The Urgency Trap Works Every Time
Scammers create artificial emergencies that demand split-second decisions. “Your account will be frozen in 2 hours unless you verify immediately” triggers panic responses that bypass normal skepticism. Seniors often act quickly on these messages because they fear losing access to essential services. Unlike younger generations who grew up questioning everything online, many seniors approach digital communications with the same trust they’d show a bank teller or government official.
Technology Gaps Become Weapons
Most seniors can’t easily spot spoofed email addresses, suspicious URLs, or grammatical tells that scream “fraud” to digital natives. Many seniors over 70 struggle to identify phishing attempts that younger users catch immediately. Scammers exploit this gap by using sophisticated templates that look increasingly legitimate. Your dad might notice a sketchy check or suspicious door-to-door salesman, but that urgent “IRS payment required” email looks official enough to fool him.
Protection Starts With Family Conversations
The solution isn’t making seniors more tech-savvy overnight—it’s establishing simple security protocols.
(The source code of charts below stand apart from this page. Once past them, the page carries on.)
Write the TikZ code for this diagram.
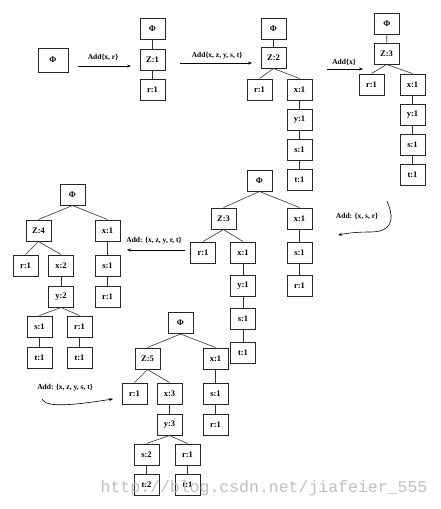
\documentclass[tikz,border=0pt]{standalone}
\usepackage{fontspec}
\setmainfont{Liberation Serif}
\newfontfamily\wmfont{Liberation Mono}
\usetikzlibrary{arrows.meta}
\tikzset{
  bx/.style={draw=black!85, line width=1pt, minimum width=25pt, minimum height=21pt, inner sep=0pt, font=\bfseries\fontsize{8.5}{9}\selectfont},
  big/.style={bx, minimum width=30pt, minimum height=24pt},
  ed/.style={draw=black!80, line width=0.6pt},
  ar/.style={draw=black, line width=0.6pt, -{Stealth[length=4pt,width=3pt]}},
  lb/.style={font=\bfseries\fontsize{7.5}{8}\selectfont, inner sep=0pt},
}
\begin{document}
\begin{tikzpicture}[x=1pt,y=-1pt]
\useasboundingbox (0,0) rectangle (441,509);
% tree 0
\node[big] (p0) at (53,60) {Φ};
% tree 1
\node[bx] (p1) at (152.5,28.5) {Φ};
\node[bx] (z1) at (152.5,59.5) {Z:1};
\node[bx] (r1) at (152.5,89.5) {r:1};
\draw[ed] (p1) -- (z1); \draw[ed] (z1) -- (r1);
% tree 2
\node[bx] (p2) at (273.5,29) {Φ};
\node[bx] (z2) at (273.5,57.5) {Z:2};
\node[bx] (r2) at (259.5,89.5) {r:1};
\node[bx] (x2) at (299.5,89.5) {x:1};
\node[bx] (y2) at (299.5,119.5) {y:1};
\node[bx] (s2) at (299.5,149.5) {s:1};
\node[bx] (t2) at (299.5,179.5) {t:1};
\draw[ed] (p2) -- (z2);
\draw[ed] (z2.south) -- (r2.north); \draw[ed] (z2.south) -- (x2.north);
\draw[ed] (x2) -- (y2); \draw[ed] (y2) -- (s2); \draw[ed] (s2) -- (t2);
% tree 3
\node[bx] (p3) at (387,23.5) {Φ};
\node[bx] (z3) at (386.5,53.5) {Z:3};
\node[bx] (r3) at (371.5,84.5) {r:1};
\node[bx] (x3) at (412.5,84.5) {x:1};
\node[bx] (y3) at (412.5,114.5) {y:1};
\node[bx] (s3) at (412.5,144.5) {s:1};
\node[bx] (t3) at (412.5,174.5) {t:1};
\draw[ed] (p3) -- (z3);
\draw[ed] (z3.south) -- (r3.north); \draw[ed] (z3.south) -- (x3.north);
\draw[ed] (x3) -- (y3); \draw[ed] (y3) -- (s3); \draw[ed] (s3) -- (t3);
% tree 4
\node[bx] (p4) at (259.5,180.5) {Φ};
\node[bx] (z4) at (223.5,218.5) {Z:3};
\node[bx] (xa4) at (299.5,218.5) {x:1};
\node[bx] (sa4) at (299.5,252.5) {s:1};
\node[bx] (ra4) at (299.5,285.5) {r:1};
\node[bx] (r4) at (203,252.5) {r:1};
\node[bx] (x4) at (243,252.5) {x:1};
\node[bx] (y4) at (243,285.5) {y:1};
\node[bx] (s4) at (243,318.5) {s:1};
\node[bx] (t4) at (243,352.5) {t:1};
\draw[ed] (p4.south) -- (z4.north); \draw[ed] (p4.south) -- (xa4.north);
\draw[ed] (xa4) -- (sa4); \draw[ed] (sa4) -- (ra4);
\draw[ed] (z4.south) -- (r4.north); \draw[ed] (z4.south) -- (x4.north);
\draw[ed] (x4) -- (y4); \draw[ed] (y4) -- (s4); \draw[ed] (s4) -- (t4);
% tree 5
\node[bx] (p5) at (72.5,194.5) {Φ};
\node[bx] (z5) at (38.5,230.5) {Z:4};
\node[bx] (xa5) at (107.5,230.5) {x:1};
\node[bx] (sa5) at (107.5,265.5) {s:1};
\node[bx] (ra5) at (107.5,296.5) {r:1};
\node[bx] (r5) at (25.5,265.5) {r:1};
\node[bx] (x5) at (61,265.5) {x:2};
\node[bx] (y5) at (61,296.5) {y:2};
\node[bx] (s5) at (39.5,326.5) {s:1};
\node[bx] (rb5) at (79.5,326.5) {r:1};
\node[bx] (t5) at (39.5,357.5) {t:1};
\node[bx] (tb5) at (79.5,357.5) {t:1};
\draw[ed] (p5.south) -- (z5.north); \draw[ed] (p5.south) -- (xa5.north);
\draw[ed] (xa5) -- (sa5); \draw[ed] (sa5) -- (ra5);
\draw[ed] (z5.south) -- (r5.north); \draw[ed] (z5.south) -- (x5.north);
\draw[ed] (x5) -- (y5);
\draw[ed] (y5.south) -- (s5.north); \draw[ed] (y5.south) -- (rb5.north);
\draw[ed] (s5) -- (t5); \draw[ed] (rb5) -- (tb5);
% tree 6
\node[bx] (p6) at (180.5,323) {Φ};
\node[bx] (z6) at (147.5,358.5) {Z:5};
\node[bx] (xa6) at (215.5,358.5) {x:1};
\node[bx] (sa6) at (215.5,393.5) {s:1};
\node[bx] (ra6) at (215.5,424.5) {r:1};
\node[bx] (r6) at (134.5,393.5) {r:1};
\node[bx] (x6) at (169.5,393.5) {x:3};
\node[bx] (y6) at (169.5,424.5) {y:3};
\node[bx] (s6) at (146.5,454.5) {s:2};
\node[bx] (rb6) at (187.5,454.5) {r:1};
\node[bx] (t6) at (146.5,484.5) {t:2};
\node[bx] (tb6) at (187.5,484.5) {t:1};
\draw[ed] (p6.south) -- (z6.north); \draw[ed] (p6.south) -- (xa6.north);
\draw[ed] (xa6) -- (sa6); \draw[ed] (sa6) -- (ra6);
\draw[ed] (z6.south) -- (r6.north); \draw[ed] (z6.south) -- (x6.north);
\draw[ed] (x6) -- (y6);
\draw[ed] (y6.south) -- (s6.north); \draw[ed] (y6.south) -- (rb6.north);
\draw[ed] (s6) -- (t6); \draw[ed] (rb6) -- (tb6);
% arrows
\coordinate (a1s) at (78,66); \coordinate (a1e) at (131,66);
\coordinate (a2s) at (180,63); \coordinate (a2e) at (252,63);
\coordinate (a3s) at (327,69); \coordinate (a3e) at (363,69);
\coordinate (a4s) at (387,201); \coordinate (a4e) at (338,235);
\coordinate (a5s) at (185,250); \coordinate (a5e) at (127,250);
\coordinate (a6s) at (42,399); \coordinate (a6e) at (113,399);
\draw[ar] (a1s) -- (a1e);
\draw[ar] (a2s) -- (a2e);
\draw[ar] (a3s) -- (a3e);
\draw[ar] (a4s) .. controls (396,222) and (390,232) .. (370,232) .. controls (358,232) and (348,233) .. (a4e);
\draw[ar] (a5s) -- (a5e);
\draw[ar] (a6s) .. controls (46,409) and (80,404) .. (a6e);
\node[lb] (l1) at (103,57) {Add\{x, r\}};
\node[lb] (l2) at (217,56) {Add\{x, z, y, s, t\}};
\node[lb] (l3) at (344,62) {Add\{x\}};
\node[lb] (l4) at (357,216) {Add: \{x, s, r\}};
\node[lb] (l5) at (154,241) {Add: \{x, z, y, r, t\}};
\node[lb] (l6) at (65,388) {Add: \{x, z, y, s, t\}};
\node[font=\wmfont\fontsize{16.5}{17}\selectfont, text=black!25, inner sep=0pt] (wm) at (264,488) {http://blog.csdn.net/jiafeier\_555};
\end{tikzpicture}
\end{document}
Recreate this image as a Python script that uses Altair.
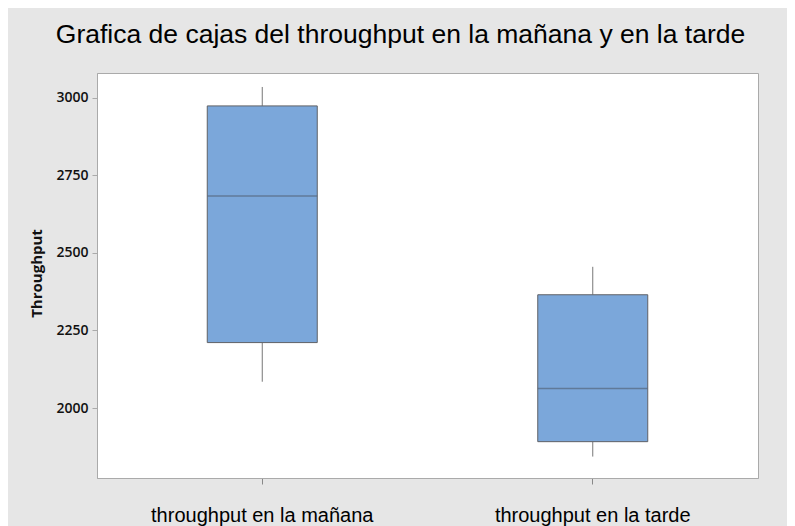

Before responding to any urgent digital message, they should call the institution directly using numbers from official websites or statements, not contact info from the suspicious message itself. Family members can help by setting up these verification habits and regularly discussing new scam trends. Remember: scammers evolve their tactics constantly, but the verification principle remains your best defense against their next invention.